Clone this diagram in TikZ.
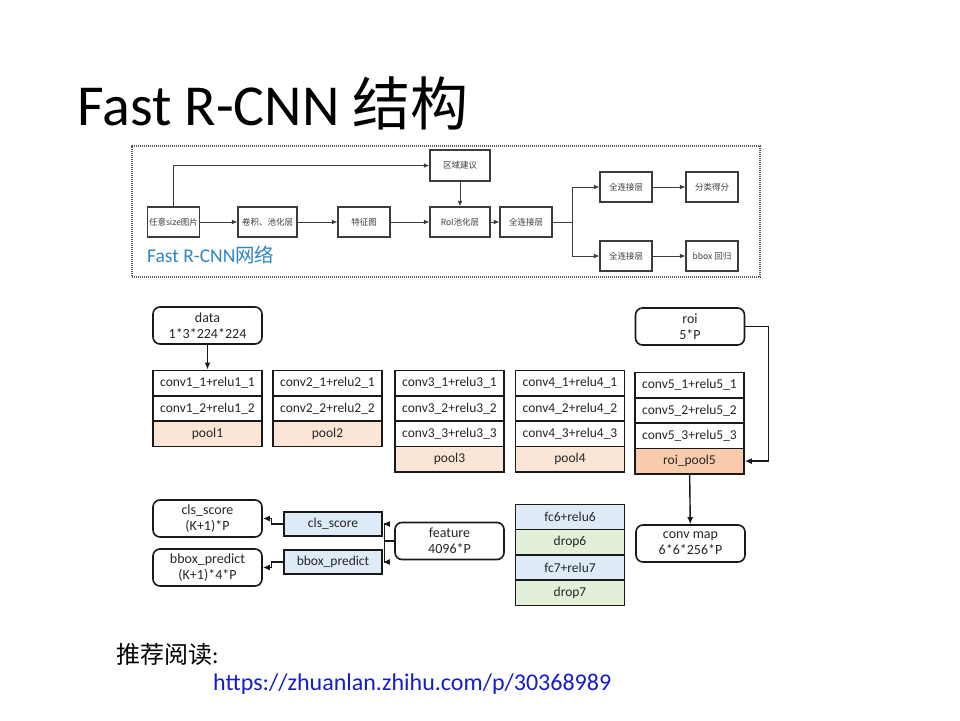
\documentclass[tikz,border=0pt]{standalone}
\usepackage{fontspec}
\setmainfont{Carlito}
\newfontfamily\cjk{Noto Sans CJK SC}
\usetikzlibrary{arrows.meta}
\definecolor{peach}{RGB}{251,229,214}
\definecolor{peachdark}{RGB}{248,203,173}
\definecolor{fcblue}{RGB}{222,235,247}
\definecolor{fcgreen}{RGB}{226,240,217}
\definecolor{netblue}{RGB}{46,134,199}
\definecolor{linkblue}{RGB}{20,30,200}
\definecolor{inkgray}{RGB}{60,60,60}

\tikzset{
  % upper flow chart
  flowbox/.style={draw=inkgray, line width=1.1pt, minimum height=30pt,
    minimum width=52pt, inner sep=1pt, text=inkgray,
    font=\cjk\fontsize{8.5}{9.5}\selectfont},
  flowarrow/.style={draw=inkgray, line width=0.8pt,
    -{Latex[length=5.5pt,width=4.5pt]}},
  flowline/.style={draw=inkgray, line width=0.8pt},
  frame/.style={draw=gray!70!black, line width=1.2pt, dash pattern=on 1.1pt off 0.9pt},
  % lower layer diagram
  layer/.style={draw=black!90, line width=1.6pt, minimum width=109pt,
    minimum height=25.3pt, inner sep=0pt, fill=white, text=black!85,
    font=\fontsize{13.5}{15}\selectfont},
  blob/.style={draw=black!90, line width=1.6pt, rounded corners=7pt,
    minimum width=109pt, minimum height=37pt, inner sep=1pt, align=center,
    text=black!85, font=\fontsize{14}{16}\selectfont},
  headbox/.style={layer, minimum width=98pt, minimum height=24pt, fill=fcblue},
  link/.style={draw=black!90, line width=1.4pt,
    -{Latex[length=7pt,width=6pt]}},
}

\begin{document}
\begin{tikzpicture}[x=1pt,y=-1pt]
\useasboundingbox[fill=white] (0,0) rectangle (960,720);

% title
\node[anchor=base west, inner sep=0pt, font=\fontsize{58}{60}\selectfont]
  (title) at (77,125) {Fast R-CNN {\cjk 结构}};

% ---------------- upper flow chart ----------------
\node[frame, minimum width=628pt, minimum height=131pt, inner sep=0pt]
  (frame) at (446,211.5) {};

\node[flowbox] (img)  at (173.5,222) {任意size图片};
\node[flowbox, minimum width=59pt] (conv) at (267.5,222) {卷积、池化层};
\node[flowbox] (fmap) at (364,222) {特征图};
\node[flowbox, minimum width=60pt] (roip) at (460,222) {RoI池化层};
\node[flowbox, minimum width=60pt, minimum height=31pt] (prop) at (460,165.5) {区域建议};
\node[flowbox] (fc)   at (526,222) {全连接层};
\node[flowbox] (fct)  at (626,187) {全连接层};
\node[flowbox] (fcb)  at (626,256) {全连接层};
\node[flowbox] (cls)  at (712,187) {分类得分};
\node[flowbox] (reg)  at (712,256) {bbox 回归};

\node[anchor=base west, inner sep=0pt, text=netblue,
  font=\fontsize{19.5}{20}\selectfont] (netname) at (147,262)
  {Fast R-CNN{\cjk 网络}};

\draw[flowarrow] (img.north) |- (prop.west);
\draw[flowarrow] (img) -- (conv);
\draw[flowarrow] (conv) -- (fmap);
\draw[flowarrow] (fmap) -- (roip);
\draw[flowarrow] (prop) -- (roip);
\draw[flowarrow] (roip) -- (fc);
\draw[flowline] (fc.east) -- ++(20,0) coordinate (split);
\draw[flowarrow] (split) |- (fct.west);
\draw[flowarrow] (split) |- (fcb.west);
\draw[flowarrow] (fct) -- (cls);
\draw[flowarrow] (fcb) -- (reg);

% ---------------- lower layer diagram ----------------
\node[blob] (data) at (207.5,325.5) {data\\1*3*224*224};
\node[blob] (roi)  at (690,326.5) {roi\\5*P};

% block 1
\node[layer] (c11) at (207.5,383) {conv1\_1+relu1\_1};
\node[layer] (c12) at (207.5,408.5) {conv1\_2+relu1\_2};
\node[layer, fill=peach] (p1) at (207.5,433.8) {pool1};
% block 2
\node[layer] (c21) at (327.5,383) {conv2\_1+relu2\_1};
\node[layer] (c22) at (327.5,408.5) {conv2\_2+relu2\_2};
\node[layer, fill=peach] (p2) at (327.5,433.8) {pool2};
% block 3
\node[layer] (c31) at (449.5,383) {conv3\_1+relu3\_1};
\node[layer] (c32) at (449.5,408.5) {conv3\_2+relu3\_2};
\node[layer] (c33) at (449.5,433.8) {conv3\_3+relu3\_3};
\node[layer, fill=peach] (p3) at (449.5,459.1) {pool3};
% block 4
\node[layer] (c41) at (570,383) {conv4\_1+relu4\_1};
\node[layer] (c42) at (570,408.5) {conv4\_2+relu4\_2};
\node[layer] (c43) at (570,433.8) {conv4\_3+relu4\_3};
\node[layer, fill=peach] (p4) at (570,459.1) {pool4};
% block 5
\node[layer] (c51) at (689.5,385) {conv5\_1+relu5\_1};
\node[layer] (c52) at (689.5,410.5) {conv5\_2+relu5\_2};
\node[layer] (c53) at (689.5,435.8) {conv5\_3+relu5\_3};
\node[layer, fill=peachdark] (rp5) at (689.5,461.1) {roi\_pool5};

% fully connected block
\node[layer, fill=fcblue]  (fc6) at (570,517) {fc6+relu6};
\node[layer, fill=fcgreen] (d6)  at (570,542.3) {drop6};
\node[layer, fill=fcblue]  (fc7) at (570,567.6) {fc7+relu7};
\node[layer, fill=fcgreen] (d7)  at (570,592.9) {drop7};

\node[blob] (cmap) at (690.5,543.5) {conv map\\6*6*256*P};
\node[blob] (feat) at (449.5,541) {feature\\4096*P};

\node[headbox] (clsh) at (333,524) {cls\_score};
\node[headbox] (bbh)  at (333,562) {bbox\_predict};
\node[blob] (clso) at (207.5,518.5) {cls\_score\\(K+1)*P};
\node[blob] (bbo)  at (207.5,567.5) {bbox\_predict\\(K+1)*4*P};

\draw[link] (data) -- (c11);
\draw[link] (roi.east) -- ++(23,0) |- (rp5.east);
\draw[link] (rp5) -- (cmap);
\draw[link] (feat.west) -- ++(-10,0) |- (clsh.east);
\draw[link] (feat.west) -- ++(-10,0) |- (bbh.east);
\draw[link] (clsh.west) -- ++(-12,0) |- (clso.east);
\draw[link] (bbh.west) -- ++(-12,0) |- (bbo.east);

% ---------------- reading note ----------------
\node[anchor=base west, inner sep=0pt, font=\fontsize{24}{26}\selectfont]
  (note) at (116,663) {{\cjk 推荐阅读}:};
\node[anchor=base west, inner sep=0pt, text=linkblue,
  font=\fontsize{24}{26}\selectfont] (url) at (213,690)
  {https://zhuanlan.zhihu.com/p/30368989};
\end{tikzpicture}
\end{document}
--
◆ AIM OF THE TASK: Omit every picture, then reproduce the rest of the listing exactly.

◆ COMPLETE OUTPUT:
Clone this diagram in TikZ.
\documentclass[tikz,border=0pt]{standalone}
\usepackage{fontspec}
\setmainfont{Carlito}
\newfontfamily\cjk{Noto Sans CJK SC}
\usetikzlibrary{arrows.meta}
\definecolor{peach}{RGB}{251,229,214}
\definecolor{peachdark}{RGB}{248,203,173}
\definecolor{fcblue}{RGB}{222,235,247}
\definecolor{fcgreen}{RGB}{226,240,217}
\definecolor{netblue}{RGB}{46,134,199}
\definecolor{linkblue}{RGB}{20,30,200}
\definecolor{inkgray}{RGB}{60,60,60}

\tikzset{
  % upper flow chart
  flowbox/.style={draw=inkgray, line width=1.1pt, minimum height=30pt,
    minimum width=52pt, inner sep=1pt, text=inkgray,
    font=\cjk\fontsize{8.5}{9.5}\selectfont},
  flowarrow/.style={draw=inkgray, line width=0.8pt,
    -{Latex[length=5.5pt,width=4.5pt]}},
  flowline/.style={draw=inkgray, line width=0.8pt},
  frame/.style={draw=gray!70!black, line width=1.2pt, dash pattern=on 1.1pt off 0.9pt},
  % lower layer diagram
  layer/.style={draw=black!90, line width=1.6pt, minimum width=109pt,
    minimum height=25.3pt, inner sep=0pt, fill=white, text=black!85,
    font=\fontsize{13.5}{15}\selectfont},
  blob/.style={draw=black!90, line width=1.6pt, rounded corners=7pt,
    minimum width=109pt, minimum height=37pt, inner sep=1pt, align=center,
    text=black!85, font=\fontsize{14}{16}\selectfont},
  headbox/.style={layer, minimum width=98pt, minimum height=24pt, fill=fcblue},
  link/.style={draw=black!90, line width=1.4pt,
    -{Latex[length=7pt,width=6pt]}},
}

\begin{document}
\begin{tikzpicture}[x=1pt,y=-1pt]
\useasboundingbox[fill=white] (0,0) rectangle (960,720);

% title
\node[anchor=base west, inner sep=0pt, font=\fontsize{58}{60}\selectfont]
  (title) at (77,125) {Fast R-CNN {\cjk 结构}};

% ---------------- upper flow chart ----------------
\node[frame, minimum width=628pt, minimum height=131pt, inner sep=0pt]
  (frame) at (446,211.5) {};

\node[flowbox] (img)  at (173.5,222) {任意size图片};
\node[flowbox, minimum width=59pt] (conv) at (267.5,222) {卷积、池化层};
\node[flowbox] (fmap) at (364,222) {特征图};
\node[flowbox, minimum width=60pt] (roip) at (460,222) {RoI池化层};
\node[flowbox, minimum width=60pt, minimum height=31pt] (prop) at (460,165.5) {区域建议};
\node[flowbox] (fc)   at (526,222) {全连接层};
\node[flowbox] (fct)  at (626,187) {全连接层};
\node[flowbox] (fcb)  at (626,256) {全连接层};
\node[flowbox] (cls)  at (712,187) {分类得分};
\node[flowbox] (reg)  at (712,256) {bbox 回归};

\node[anchor=base west, inner sep=0pt, text=netblue,
  font=\fontsize{19.5}{20}\selectfont] (netname) at (147,262)
  {Fast R-CNN{\cjk 网络}};

\draw[flowarrow] (img.north) |- (prop.west);
\draw[flowarrow] (img) -- (conv);
\draw[flowarrow] (conv) -- (fmap);
\draw[flowarrow] (fmap) -- (roip);
\draw[flowarrow] (prop) -- (roip);
\draw[flowarrow] (roip) -- (fc);
\draw[flowline] (fc.east) -- ++(20,0) coordinate (split);
\draw[flowarrow] (split) |- (fct.west);
\draw[flowarrow] (split) |- (fcb.west);
\draw[flowarrow] (fct) -- (cls);
\draw[flowarrow] (fcb) -- (reg);

% ---------------- lower layer diagram ----------------
\node[blob] (data) at (207.5,325.5) {data\\1*3*224*224};
\node[blob] (roi)  at (690,326.5) {roi\\5*P};

% block 1
\node[layer] (c11) at (207.5,383) {conv1\_1+relu1\_1};
\node[layer] (c12) at (207.5,408.5) {conv1\_2+relu1\_2};
\node[layer, fill=peach] (p1) at (207.5,433.8) {pool1};
% block 2
\node[layer] (c21) at (327.5,383) {conv2\_1+relu2\_1};
\node[layer] (c22) at (327.5,408.5) {conv2\_2+relu2\_2};
\node[layer, fill=peach] (p2) at (327.5,433.8) {pool2};
% block 3
\node[layer] (c31) at (449.5,383) {conv3\_1+relu3\_1};
\node[layer] (c32) at (449.5,408.5) {conv3\_2+relu3\_2};
\node[layer] (c33) at (449.5,433.8) {conv3\_3+relu3\_3};
\node[layer, fill=peach] (p3) at (449.5,459.1) {pool3};
% block 4
\node[layer] (c41) at (570,383) {conv4\_1+relu4\_1};
\node[layer] (c42) at (570,408.5) {conv4\_2+relu4\_2};
\node[layer] (c43) at (570,433.8) {conv4\_3+relu4\_3};
\node[layer, fill=peach] (p4) at (570,459.1) {pool4};
% block 5
\node[layer] (c51) at (689.5,385) {conv5\_1+relu5\_1};
\node[layer] (c52) at (689.5,410.5) {conv5\_2+relu5\_2};
\node[layer] (c53) at (689.5,435.8) {conv5\_3+relu5\_3};
\node[layer, fill=peachdark] (rp5) at (689.5,461.1) {roi\_pool5};

% fully connected block
\node[layer, fill=fcblue]  (fc6) at (570,517) {fc6+relu6};
\node[layer, fill=fcgreen] (d6)  at (570,542.3) {drop6};
\node[layer, fill=fcblue]  (fc7) at (570,567.6) {fc7+relu7};
\node[layer, fill=fcgreen] (d7)  at (570,592.9) {drop7};

\node[blob] (cmap) at (690.5,543.5) {conv map\\6*6*256*P};
\node[blob] (feat) at (449.5,541) {feature\\4096*P};

\node[headbox] (clsh) at (333,524) {cls\_score};
\node[headbox] (bbh)  at (333,562) {bbox\_predict};
\node[blob] (clso) at (207.5,518.5) {cls\_score\\(K+1)*P};
\node[blob] (bbo)  at (207.5,567.5) {bbox\_predict\\(K+1)*4*P};

\draw[link] (data) -- (c11);
\draw[link] (roi.east) -- ++(23,0) |- (rp5.east);
\draw[link] (rp5) -- (cmap);
\draw[link] (feat.west) -- ++(-10,0) |- (clsh.east);
\draw[link] (feat.west) -- ++(-10,0) |- (bbh.east);
\draw[link] (clsh.west) -- ++(-12,0) |- (clso.east);
\draw[link] (bbh.west) -- ++(-12,0) |- (bbo.east);

% ---------------- reading note ----------------
\node[anchor=base west, inner sep=0pt, font=\fontsize{24}{26}\selectfont]
  (note) at (116,663) {{\cjk 推荐阅读}:};
\node[anchor=base west, inner sep=0pt, text=linkblue,
  font=\fontsize{24}{26}\selectfont] (url) at (213,690)
  {https://zhuanlan.zhihu.com/p/30368989};
\end{tikzpicture}
\end{document}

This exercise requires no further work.